Written exercise
Track down each line that has the word "this" and copy it.

Data supplied
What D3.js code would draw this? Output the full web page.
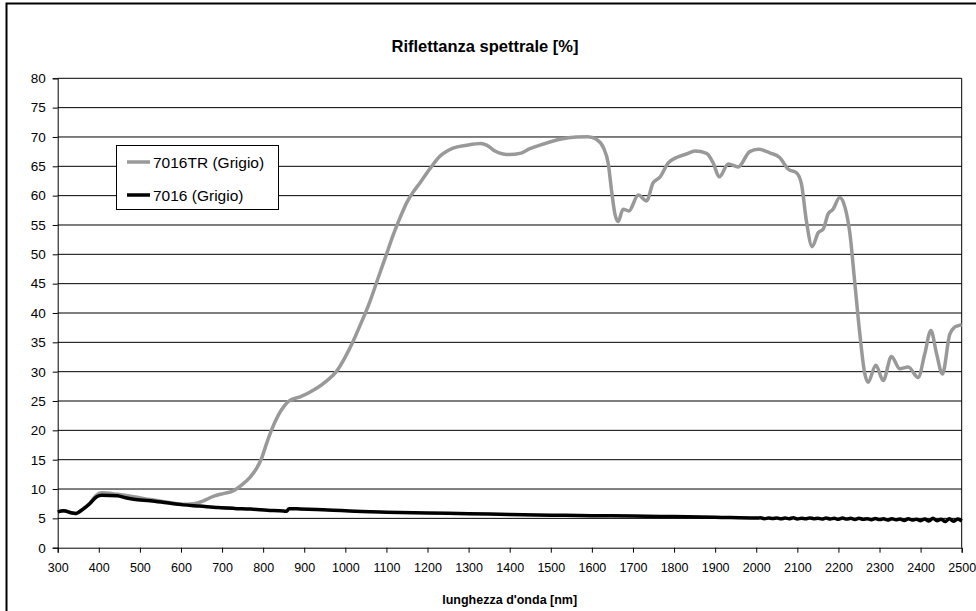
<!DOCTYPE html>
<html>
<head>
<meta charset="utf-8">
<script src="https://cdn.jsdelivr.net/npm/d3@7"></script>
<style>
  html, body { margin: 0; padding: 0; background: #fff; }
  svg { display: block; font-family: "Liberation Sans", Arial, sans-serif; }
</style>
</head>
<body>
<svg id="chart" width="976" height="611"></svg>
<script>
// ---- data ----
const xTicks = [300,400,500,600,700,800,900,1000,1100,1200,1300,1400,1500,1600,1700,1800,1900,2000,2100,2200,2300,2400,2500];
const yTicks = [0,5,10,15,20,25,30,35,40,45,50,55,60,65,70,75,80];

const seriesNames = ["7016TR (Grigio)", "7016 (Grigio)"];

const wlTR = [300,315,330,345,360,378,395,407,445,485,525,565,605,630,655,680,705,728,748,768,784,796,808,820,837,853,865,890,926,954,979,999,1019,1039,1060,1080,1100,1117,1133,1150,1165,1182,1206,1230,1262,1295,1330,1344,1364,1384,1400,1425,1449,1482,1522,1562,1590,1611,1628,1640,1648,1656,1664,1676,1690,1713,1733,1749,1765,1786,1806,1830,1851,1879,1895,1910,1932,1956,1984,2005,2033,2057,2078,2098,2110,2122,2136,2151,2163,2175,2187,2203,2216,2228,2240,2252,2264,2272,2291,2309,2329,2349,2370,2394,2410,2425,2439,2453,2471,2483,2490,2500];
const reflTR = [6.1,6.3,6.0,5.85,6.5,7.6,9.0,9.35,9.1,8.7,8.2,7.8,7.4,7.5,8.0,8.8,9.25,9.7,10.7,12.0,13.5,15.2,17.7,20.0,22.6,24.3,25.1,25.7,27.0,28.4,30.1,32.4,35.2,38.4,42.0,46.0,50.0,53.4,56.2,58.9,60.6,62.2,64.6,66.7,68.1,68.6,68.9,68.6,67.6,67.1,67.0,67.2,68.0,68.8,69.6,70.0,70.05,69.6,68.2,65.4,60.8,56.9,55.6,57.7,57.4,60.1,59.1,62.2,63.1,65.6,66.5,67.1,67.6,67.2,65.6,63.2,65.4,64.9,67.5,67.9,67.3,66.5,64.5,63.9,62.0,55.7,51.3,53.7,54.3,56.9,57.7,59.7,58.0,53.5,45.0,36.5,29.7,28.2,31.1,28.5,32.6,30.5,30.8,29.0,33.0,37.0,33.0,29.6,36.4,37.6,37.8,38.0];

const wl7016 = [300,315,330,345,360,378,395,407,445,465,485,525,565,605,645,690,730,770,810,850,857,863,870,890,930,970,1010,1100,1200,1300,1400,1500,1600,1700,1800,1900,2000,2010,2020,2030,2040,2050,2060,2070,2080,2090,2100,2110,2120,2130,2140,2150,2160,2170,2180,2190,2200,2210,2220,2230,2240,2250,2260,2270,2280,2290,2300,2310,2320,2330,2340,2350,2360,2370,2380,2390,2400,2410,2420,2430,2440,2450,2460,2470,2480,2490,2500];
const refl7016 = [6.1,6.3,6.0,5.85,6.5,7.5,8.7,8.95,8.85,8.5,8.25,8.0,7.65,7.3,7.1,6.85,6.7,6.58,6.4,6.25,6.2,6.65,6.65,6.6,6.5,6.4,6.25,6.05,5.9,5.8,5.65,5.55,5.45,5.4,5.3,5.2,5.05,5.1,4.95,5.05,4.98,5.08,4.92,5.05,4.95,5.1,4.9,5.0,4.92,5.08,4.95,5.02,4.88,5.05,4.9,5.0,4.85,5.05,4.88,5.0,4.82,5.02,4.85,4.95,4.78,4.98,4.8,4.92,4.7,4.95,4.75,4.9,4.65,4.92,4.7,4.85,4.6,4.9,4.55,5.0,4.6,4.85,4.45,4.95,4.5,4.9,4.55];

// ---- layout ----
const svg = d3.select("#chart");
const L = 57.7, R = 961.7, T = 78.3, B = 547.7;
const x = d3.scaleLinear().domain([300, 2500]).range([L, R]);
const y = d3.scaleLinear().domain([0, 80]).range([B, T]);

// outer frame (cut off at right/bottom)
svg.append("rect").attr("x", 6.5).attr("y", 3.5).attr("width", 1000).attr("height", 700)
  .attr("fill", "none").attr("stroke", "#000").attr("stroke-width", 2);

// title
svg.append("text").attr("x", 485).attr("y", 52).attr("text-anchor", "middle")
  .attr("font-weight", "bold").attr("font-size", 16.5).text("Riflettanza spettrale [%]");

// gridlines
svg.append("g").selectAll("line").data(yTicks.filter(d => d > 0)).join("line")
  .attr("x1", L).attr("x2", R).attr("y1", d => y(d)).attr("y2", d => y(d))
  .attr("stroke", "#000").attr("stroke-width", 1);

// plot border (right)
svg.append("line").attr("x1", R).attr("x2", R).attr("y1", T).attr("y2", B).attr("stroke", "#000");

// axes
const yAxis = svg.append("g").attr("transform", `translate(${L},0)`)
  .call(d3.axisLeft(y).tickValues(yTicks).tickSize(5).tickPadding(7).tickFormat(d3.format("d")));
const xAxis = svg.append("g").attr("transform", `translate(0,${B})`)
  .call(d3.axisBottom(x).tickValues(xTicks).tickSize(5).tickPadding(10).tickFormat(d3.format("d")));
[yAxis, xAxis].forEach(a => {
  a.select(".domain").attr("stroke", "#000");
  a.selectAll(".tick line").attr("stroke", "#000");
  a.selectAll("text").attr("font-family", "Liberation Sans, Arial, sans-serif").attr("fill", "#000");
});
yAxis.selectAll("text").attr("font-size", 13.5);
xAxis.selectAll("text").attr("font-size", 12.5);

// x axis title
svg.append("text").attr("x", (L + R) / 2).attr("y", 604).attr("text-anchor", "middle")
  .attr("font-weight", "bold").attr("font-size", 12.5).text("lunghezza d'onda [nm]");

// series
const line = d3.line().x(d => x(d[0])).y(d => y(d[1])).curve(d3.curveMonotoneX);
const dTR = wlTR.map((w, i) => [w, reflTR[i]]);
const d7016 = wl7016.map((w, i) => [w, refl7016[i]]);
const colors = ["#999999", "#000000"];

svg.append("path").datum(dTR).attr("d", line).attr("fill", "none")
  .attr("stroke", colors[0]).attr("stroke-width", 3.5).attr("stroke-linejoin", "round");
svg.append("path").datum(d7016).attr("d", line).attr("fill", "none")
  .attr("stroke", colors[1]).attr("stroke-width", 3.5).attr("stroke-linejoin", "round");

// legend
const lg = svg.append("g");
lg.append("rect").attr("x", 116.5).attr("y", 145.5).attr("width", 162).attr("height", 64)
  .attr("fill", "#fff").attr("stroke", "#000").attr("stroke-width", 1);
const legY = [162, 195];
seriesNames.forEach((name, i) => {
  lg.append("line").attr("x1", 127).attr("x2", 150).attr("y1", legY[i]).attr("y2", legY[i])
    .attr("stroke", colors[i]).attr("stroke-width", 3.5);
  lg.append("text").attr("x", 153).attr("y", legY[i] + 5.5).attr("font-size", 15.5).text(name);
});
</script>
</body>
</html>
---
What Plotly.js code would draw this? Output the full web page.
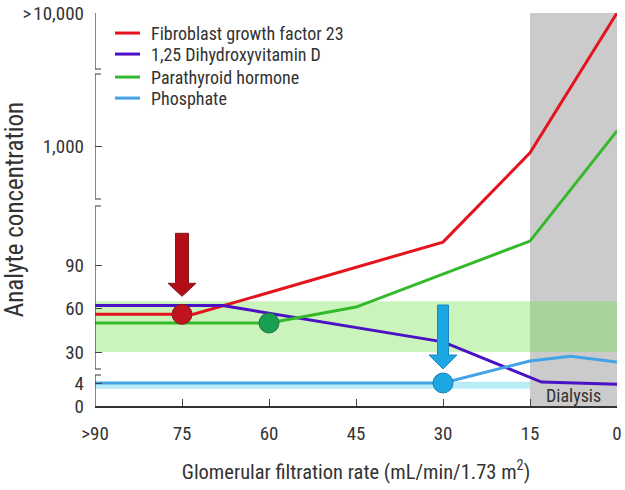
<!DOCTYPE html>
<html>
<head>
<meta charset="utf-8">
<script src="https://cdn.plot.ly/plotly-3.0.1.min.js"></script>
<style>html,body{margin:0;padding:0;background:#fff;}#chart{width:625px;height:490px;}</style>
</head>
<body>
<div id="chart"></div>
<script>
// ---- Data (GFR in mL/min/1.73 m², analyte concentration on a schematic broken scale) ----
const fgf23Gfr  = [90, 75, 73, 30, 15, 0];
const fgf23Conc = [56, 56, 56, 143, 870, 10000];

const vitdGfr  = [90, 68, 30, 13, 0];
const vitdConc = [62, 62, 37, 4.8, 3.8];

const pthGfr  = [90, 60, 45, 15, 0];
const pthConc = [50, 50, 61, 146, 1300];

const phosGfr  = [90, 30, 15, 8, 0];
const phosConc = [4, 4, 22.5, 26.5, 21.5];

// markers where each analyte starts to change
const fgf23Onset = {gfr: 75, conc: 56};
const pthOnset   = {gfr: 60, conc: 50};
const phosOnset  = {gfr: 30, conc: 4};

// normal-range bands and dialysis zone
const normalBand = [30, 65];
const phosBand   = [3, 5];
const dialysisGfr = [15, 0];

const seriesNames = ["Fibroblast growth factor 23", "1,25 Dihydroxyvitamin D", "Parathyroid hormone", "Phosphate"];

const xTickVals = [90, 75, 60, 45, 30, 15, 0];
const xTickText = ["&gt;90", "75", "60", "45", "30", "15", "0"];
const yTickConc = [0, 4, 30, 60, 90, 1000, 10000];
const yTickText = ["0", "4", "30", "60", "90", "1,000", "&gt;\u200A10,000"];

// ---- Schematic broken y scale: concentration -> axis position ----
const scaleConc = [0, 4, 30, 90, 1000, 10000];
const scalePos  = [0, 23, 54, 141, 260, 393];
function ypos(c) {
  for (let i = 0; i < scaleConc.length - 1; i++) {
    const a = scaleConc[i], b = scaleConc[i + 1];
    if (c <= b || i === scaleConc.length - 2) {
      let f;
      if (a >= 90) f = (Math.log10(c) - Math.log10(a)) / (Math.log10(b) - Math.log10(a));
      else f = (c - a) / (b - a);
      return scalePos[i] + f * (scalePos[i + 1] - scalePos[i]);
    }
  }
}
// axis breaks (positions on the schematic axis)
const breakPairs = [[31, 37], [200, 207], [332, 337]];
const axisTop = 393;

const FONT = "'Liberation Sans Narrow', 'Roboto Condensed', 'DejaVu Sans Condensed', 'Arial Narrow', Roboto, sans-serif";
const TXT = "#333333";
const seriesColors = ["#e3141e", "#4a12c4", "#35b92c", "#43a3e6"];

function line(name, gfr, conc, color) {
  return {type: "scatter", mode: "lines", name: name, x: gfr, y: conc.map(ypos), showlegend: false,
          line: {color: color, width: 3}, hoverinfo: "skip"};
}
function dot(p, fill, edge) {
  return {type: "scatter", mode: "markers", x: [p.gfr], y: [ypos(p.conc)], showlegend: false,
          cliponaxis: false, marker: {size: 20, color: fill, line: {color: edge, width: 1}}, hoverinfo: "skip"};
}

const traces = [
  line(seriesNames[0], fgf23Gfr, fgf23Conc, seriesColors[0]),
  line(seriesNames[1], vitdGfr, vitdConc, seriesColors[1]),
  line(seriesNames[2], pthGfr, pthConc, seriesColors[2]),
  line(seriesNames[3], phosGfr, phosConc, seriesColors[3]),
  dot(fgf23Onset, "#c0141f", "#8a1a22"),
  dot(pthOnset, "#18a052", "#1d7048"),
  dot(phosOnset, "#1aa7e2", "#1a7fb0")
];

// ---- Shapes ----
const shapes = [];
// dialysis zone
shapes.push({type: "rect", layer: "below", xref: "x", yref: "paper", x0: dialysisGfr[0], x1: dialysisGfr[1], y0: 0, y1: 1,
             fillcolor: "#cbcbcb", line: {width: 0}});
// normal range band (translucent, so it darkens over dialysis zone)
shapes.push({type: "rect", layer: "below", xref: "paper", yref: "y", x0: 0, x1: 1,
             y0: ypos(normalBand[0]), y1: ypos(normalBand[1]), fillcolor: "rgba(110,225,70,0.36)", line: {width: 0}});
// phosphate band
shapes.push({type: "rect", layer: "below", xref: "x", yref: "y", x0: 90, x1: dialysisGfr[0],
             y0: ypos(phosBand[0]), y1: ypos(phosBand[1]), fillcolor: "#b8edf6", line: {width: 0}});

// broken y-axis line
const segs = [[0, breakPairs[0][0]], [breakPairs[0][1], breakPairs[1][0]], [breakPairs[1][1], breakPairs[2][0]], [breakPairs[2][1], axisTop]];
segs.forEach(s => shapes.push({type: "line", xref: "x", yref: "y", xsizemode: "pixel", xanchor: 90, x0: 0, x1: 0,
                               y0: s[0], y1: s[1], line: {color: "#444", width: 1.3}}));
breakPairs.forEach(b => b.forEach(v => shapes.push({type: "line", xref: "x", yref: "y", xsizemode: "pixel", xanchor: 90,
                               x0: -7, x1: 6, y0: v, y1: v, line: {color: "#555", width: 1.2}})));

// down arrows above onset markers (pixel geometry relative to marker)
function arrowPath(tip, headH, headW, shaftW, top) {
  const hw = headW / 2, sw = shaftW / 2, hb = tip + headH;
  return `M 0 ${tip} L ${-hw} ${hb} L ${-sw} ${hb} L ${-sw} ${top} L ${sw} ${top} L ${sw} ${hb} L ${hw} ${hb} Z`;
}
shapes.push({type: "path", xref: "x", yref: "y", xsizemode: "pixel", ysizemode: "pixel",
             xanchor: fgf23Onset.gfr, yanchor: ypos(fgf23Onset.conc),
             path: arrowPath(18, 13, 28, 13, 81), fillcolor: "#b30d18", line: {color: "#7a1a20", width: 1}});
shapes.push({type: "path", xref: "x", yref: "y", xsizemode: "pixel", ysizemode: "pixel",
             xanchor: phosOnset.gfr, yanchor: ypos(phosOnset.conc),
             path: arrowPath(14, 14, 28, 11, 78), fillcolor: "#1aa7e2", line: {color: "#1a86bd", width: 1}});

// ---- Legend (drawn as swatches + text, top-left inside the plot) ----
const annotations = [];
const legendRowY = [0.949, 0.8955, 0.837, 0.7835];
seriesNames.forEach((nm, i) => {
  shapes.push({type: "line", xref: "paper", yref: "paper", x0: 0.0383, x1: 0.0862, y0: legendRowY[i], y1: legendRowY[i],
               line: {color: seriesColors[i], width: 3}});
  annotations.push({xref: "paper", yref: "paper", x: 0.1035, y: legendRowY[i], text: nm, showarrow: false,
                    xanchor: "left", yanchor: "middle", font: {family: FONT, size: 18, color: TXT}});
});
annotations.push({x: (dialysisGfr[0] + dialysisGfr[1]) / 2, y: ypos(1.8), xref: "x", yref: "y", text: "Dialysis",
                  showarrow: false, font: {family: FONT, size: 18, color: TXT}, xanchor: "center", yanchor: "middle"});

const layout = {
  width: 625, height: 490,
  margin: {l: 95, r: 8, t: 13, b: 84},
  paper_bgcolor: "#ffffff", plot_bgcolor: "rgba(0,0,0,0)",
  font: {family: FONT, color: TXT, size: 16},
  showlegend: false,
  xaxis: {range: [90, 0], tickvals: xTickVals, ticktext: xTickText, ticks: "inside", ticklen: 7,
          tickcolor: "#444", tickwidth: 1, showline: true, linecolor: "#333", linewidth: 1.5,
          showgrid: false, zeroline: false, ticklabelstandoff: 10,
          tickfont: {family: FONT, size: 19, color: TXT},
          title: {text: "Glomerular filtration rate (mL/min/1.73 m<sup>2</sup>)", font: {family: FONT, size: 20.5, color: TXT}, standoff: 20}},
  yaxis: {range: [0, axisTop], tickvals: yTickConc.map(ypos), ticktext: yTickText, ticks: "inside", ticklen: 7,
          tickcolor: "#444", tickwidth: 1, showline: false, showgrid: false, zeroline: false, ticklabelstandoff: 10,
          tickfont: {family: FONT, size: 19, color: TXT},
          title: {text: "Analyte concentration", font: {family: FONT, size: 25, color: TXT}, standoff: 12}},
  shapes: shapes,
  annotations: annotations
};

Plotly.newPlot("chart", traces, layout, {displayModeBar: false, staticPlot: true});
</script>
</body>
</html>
==
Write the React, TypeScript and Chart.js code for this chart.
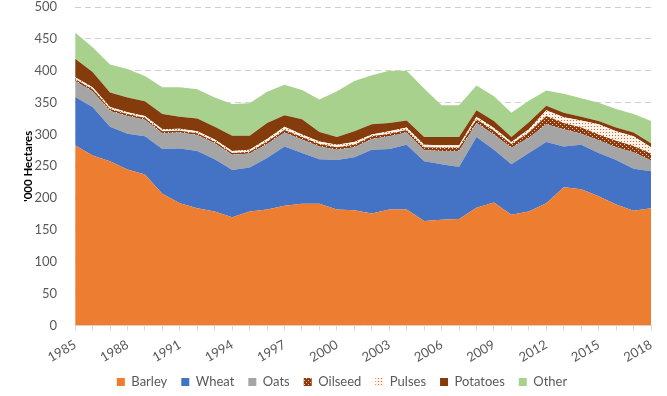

Written response
What D3.js code would draw this? Output the full web page.
What Plotly.js code would draw this? Output the full web page.
Write the React, TypeScript and Chart.js code for this chart.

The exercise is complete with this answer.